'''

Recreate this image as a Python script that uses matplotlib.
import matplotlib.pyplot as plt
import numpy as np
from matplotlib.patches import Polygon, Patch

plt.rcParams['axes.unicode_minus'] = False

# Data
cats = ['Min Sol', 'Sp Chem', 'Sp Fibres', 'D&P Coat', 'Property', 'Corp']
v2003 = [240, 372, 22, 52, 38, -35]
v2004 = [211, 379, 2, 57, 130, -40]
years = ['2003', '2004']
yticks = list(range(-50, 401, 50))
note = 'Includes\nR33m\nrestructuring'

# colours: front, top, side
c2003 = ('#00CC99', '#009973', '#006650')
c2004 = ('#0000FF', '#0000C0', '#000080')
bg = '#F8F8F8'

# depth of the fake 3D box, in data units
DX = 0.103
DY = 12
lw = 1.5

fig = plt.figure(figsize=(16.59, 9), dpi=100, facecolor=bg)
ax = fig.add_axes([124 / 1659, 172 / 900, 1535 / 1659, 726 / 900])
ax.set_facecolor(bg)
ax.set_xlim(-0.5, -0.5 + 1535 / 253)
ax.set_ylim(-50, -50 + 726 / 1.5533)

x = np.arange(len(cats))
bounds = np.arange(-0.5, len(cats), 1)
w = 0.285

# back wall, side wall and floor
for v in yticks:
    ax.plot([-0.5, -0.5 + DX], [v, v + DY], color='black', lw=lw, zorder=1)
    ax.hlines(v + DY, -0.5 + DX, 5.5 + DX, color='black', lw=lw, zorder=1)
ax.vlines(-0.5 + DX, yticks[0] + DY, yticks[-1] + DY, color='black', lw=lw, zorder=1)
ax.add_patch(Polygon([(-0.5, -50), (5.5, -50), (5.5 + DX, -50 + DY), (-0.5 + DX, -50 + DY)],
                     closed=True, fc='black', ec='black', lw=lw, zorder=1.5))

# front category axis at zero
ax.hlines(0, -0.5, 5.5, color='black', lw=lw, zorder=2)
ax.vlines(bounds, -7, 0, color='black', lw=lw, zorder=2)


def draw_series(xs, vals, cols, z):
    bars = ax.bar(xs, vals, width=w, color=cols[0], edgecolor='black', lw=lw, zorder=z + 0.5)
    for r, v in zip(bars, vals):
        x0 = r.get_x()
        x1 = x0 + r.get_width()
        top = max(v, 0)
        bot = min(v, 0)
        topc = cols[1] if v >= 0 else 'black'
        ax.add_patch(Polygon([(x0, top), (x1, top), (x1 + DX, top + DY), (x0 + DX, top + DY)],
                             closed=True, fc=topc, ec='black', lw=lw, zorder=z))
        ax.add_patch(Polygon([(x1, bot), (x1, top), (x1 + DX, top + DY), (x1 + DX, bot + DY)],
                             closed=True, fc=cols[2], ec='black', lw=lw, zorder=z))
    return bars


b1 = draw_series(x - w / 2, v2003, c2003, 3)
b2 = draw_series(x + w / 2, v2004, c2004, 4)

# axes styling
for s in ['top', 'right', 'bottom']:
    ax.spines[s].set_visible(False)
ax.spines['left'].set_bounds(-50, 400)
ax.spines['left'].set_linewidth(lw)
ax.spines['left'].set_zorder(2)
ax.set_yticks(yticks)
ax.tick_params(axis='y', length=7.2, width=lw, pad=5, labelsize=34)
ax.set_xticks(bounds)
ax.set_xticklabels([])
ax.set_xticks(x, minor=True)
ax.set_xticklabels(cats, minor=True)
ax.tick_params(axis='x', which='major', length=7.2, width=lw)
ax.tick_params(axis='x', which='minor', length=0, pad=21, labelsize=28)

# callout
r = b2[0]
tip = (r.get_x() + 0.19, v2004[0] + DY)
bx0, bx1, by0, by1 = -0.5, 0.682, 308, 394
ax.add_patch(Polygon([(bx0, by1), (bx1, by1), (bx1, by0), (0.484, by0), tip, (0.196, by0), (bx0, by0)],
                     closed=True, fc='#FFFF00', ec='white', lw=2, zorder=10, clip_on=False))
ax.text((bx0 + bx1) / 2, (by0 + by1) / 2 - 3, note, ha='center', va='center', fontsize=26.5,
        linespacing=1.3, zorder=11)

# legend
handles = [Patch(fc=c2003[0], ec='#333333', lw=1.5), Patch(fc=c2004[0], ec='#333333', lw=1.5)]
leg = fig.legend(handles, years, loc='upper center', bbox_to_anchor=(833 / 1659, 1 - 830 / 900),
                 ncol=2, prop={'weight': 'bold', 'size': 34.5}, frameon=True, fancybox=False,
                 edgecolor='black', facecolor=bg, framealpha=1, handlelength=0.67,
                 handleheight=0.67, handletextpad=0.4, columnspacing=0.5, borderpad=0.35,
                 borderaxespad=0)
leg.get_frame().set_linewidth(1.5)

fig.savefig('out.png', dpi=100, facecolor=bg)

'''

TASK REQUIREMENTS ▸
Write down again the exact lines running from the beginning of the data to the line containing "ax.vlines(bounds, -7, 0, color='black', lw=lw, zorder=2)", with both ends included.

ANSWER TO THE EXERCISE ▸
Recreate this image as a Python script that uses matplotlib.
import matplotlib.pyplot as plt
import numpy as np
from matplotlib.patches import Polygon, Patch

plt.rcParams['axes.unicode_minus'] = False

# Data
cats = ['Min Sol', 'Sp Chem', 'Sp Fibres', 'D&P Coat', 'Property', 'Corp']
v2003 = [240, 372, 22, 52, 38, -35]
v2004 = [211, 379, 2, 57, 130, -40]
years = ['2003', '2004']
yticks = list(range(-50, 401, 50))
note = 'Includes\nR33m\nrestructuring'

# colours: front, top, side
c2003 = ('#00CC99', '#009973', '#006650')
c2004 = ('#0000FF', '#0000C0', '#000080')
bg = '#F8F8F8'

# depth of the fake 3D box, in data units
DX = 0.103
DY = 12
lw = 1.5

fig = plt.figure(figsize=(16.59, 9), dpi=100, facecolor=bg)
ax = fig.add_axes([124 / 1659, 172 / 900, 1535 / 1659, 726 / 900])
ax.set_facecolor(bg)
ax.set_xlim(-0.5, -0.5 + 1535 / 253)
ax.set_ylim(-50, -50 + 726 / 1.5533)

x = np.arange(len(cats))
bounds = np.arange(-0.5, len(cats), 1)
w = 0.285

# back wall, side wall and floor
for v in yticks:
    ax.plot([-0.5, -0.5 + DX], [v, v + DY], color='black', lw=lw, zorder=1)
    ax.hlines(v + DY, -0.5 + DX, 5.5 + DX, color='black', lw=lw, zorder=1)
ax.vlines(-0.5 + DX, yticks[0] + DY, yticks[-1] + DY, color='black', lw=lw, zorder=1)
ax.add_patch(Polygon([(-0.5, -50), (5.5, -50), (5.5 + DX, -50 + DY), (-0.5 + DX, -50 + DY)],
                     closed=True, fc='black', ec='black', lw=lw, zorder=1.5))

# front category axis at zero
ax.hlines(0, -0.5, 5.5, color='black', lw=lw, zorder=2)
ax.vlines(bounds, -7, 0, color='black', lw=lw, zorder=2)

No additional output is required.